● Given information

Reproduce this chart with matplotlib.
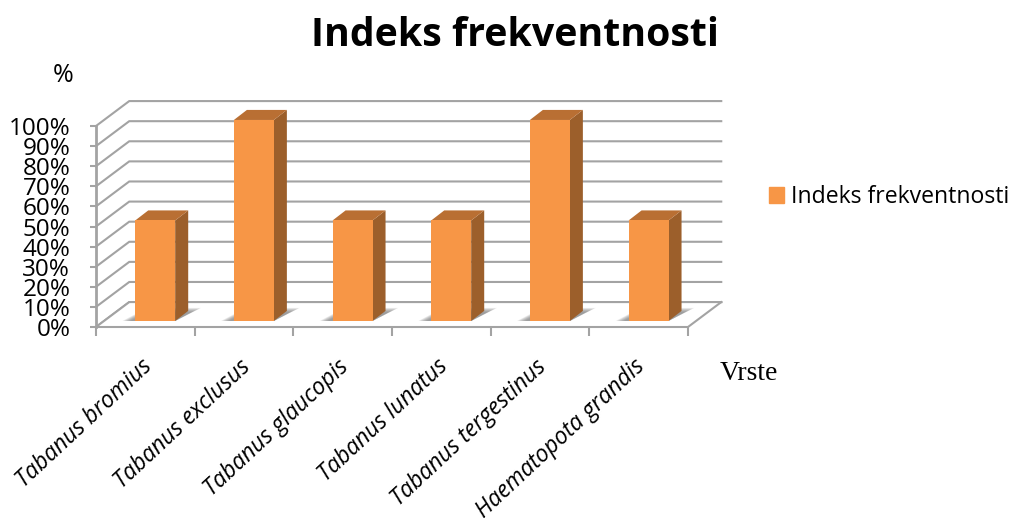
import matplotlib
matplotlib.use("Agg")
import matplotlib.pyplot as plt
from matplotlib.patches import Patch
from matplotlib.transforms import ScaledTranslation

species = ["Tabanus bromius", "Tabanus exclusus", "Tabanus glaucopis",
           "Tabanus lunatus", "Tabanus tergestinus", "Haematopota grandis"]
values = [50, 100, 50, 50, 100, 50]
y_ticks = [0, 10, 20, 30, 40, 50, 60, 70, 80, 90, 100]
series_name = "Indeks frekventnosti"

W, H = 1013, 526
LINE = "#a3a3a3"
FRONT = "#f79646"
TOP = "#b96f33"
SIDE = "#9c5f2b"

# depth of the fake 3D box, in data units
DX = 0.337
DY = 12.4

plt.rcParams["font.family"] = ["Open Sans", "DejaVu Sans"]

fig = plt.figure(figsize=(W / 100, H / 100), dpi=100)
ax = fig.add_axes([96 / W, 1 - 327 / H, (688 - 96) / W, (327 - 126) / H])
ax.set_xlim(-0.5, 5.5)
ax.set_ylim(0, 100)
for s in ax.spines.values():
    s.set_visible(False)
ax.patch.set_visible(False)

# back wall, side wall
for v in y_ticks:
    ax.plot([-0.5, -0.5 + DX, 5.5 + DX], [v, v + DY, v + DY],
            color=LINE, lw=1.5, clip_on=False, zorder=1, solid_joinstyle="miter")
# floor, white so the grid does not show through it
ax.fill([-0.5, 5.5, 5.5 + DX, -0.5 + DX], [0, 0, DY, DY], color="white", lw=0, clip_on=False, zorder=1.5)
ax.plot([-0.5, -0.5 + DX, 5.5 + DX], [0, DY, DY], color=LINE, lw=1.5, clip_on=False, zorder=1.6)
ax.plot([-0.5, 5.5, 5.5 + DX], [0, 0, DY], color=LINE, lw=1.5, clip_on=False, zorder=2)
ax.plot([-0.5, -0.5], [0, 100], color=LINE, lw=2, clip_on=False, zorder=2)

# bars
w = 0.405
off_x = 0.1
base = 3
dx = 0.132
dy = 5
for i, v in enumerate(values):
    l = i + off_x - w / 2
    r = l + w
    # floor shadow, darker close to the bar
    for k in range(8):
        ax.fill([l - 0.13 + k * 0.012, r, r + dx + 0.13 - k * 0.014, l + 0.12],
                [base, base, base + dy + 1.5 - k * 0.3, base + dy + 1.5 - k * 0.3],
                color="#707070", alpha=0.13, lw=0, clip_on=False, zorder=2)
    ax.bar(i + off_x, v, width=w, bottom=base, color=FRONT, lw=0, zorder=4, clip_on=False)
    top = base + v
    ax.fill([r, r + dx, r + dx, r], [base, base + dy, top + dy, top],
            color=SIDE, lw=0, clip_on=False, zorder=3)
    ax.fill([l, l + dx, r + dx, r], [top, top + dy, top + dy, top],
            color=TOP, lw=0, clip_on=False, zorder=3)

ax.set_yticks(y_ticks)
ax.set_yticklabels([f"{v}%" for v in y_ticks], fontsize=17.5, color="black")
ax.tick_params(axis="y", length=4.5, width=1.5, color=LINE, pad=14)
down = ScaledTranslation(0, -3 / 100, fig.dpi_scale_trans)
for t in ax.get_yticklabels():
    t.set_verticalalignment("center")
    t.set_transform(t.get_transform() + down)

ax.set_xticks([i - 0.5 for i in range(7)])
ax.set_xticklabels([])
ax.tick_params(axis="x", which="major", length=6.5, width=1.5, color=LINE)
ax.set_xticks([i - 0.05 for i in range(6)], minor=True)
ax.set_xticklabels(species, minor=True, rotation=43, ha="right", rotation_mode="anchor",
                   fontsize=16.5, style="italic", color="black")
ax.tick_params(axis="x", which="minor", length=0, pad=20)

fig.text(515 / W, 1 - 35 / H, series_name, ha="center", va="center",
         fontsize=28.3, fontweight="bold", color="black")
fig.text(63 / W, 1 - 75 / H, "%", ha="center", va="center", fontsize=18, color="black")
fig.text(749 / W, 1 - 373 / H, "Vrste", ha="center", va="center", fontsize=20,
         family="Liberation Serif", color="black")

fig.legend(handles=[Patch(color=FRONT, label=series_name)], frameon=False,
           loc="center left", bbox_to_anchor=(769 / W, 1 - 197 / H), fontsize=16.6,
           handlelength=0.65, handleheight=0.65, handletextpad=0.32, borderpad=0, borderaxespad=0)

fig.savefig("out.png", dpi=100)
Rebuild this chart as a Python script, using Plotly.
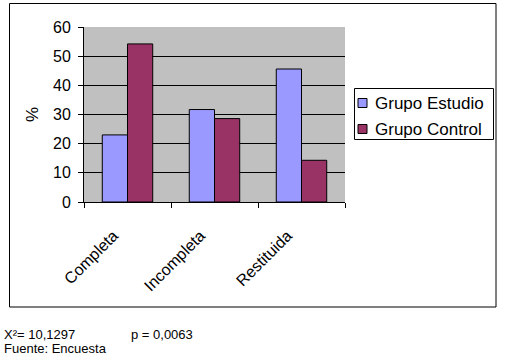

● What needs to be done
Please return, exactly as written, the lines from the first line of the records above through the line containing "from matplotlib.transforms import", both included, leaving out any pictures.

● Response to this exercise
Reproduce this chart with matplotlib.
import matplotlib
matplotlib.use("Agg")
import matplotlib.pyplot as plt
from matplotlib.patches import Patch
from matplotlib.transforms import ScaledTranslation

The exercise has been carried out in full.